TrendBiometrics goes mainstream -- and changes the way we live

Published 4 January 2011

Biometrics will begin reaching a mainstream audience, changing the way we live; one change: we will see the beginning of the end of the wallet as it begins to move into our smart phones in ways that make it clear what is happening to the common observer

Biometrics will begin reaching a mainstream audience, and that will change how we see our health and fitness and open up new vistas for the health care industry and personal control around health and wellness.

We will see the beginning of the end of the wallet as it begins to move into our smart phones in ways that make it clear what is happening to the common observer.

James Currier, technology entrepreneur and chairman of Medpedia, writes that virtual currencies will start to move outside of virtual worlds and social games into other media experiences.

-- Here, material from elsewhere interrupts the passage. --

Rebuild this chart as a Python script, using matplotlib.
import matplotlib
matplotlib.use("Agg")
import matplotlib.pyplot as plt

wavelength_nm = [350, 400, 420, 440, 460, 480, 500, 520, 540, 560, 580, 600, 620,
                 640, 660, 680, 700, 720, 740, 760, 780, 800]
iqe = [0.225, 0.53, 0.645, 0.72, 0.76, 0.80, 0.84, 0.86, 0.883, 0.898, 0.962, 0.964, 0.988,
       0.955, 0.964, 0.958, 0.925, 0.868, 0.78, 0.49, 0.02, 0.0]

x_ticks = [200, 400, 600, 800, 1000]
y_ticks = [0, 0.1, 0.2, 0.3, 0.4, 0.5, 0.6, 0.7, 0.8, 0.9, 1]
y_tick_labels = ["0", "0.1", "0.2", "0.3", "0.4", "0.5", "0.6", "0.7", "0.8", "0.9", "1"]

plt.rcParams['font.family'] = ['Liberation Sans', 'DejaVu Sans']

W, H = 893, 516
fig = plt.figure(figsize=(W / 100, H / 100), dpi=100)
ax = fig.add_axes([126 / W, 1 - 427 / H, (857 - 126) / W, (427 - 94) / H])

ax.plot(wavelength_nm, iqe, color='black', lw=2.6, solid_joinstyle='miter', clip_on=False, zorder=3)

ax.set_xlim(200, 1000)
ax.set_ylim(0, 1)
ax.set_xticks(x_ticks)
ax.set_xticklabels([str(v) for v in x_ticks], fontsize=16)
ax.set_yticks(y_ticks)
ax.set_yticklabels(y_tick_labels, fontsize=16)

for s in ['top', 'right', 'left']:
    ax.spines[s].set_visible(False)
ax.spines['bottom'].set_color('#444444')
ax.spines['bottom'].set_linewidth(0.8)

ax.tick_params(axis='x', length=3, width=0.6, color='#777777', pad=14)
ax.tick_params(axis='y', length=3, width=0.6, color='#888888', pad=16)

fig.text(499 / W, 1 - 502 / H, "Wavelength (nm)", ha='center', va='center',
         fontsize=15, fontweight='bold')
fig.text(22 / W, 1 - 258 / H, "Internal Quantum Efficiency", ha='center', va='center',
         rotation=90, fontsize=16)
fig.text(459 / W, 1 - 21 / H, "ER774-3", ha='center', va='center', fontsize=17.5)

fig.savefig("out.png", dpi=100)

We will see a flood of online marketplaces that helps us make better economic use of currently under-used personal assets such as cars, extra rooms in your house, tools and toys in your garage, and under-used corporate assets like empty conference rooms, limos + town cars, reservations at restaurants and spas, airline seats, etc.

We will see a government crack-down on online diploma mills that make outsized profits by leveraging federal education grants and naïve, hard-working, aspiring students who think the degree will make more of a difference than it does.

Local businesses and communities will begin to be transformed by digital tools and local communities coming together online.

The iPad will transform face to face sales conversations both in business to business pitches and in business to consumer pitches.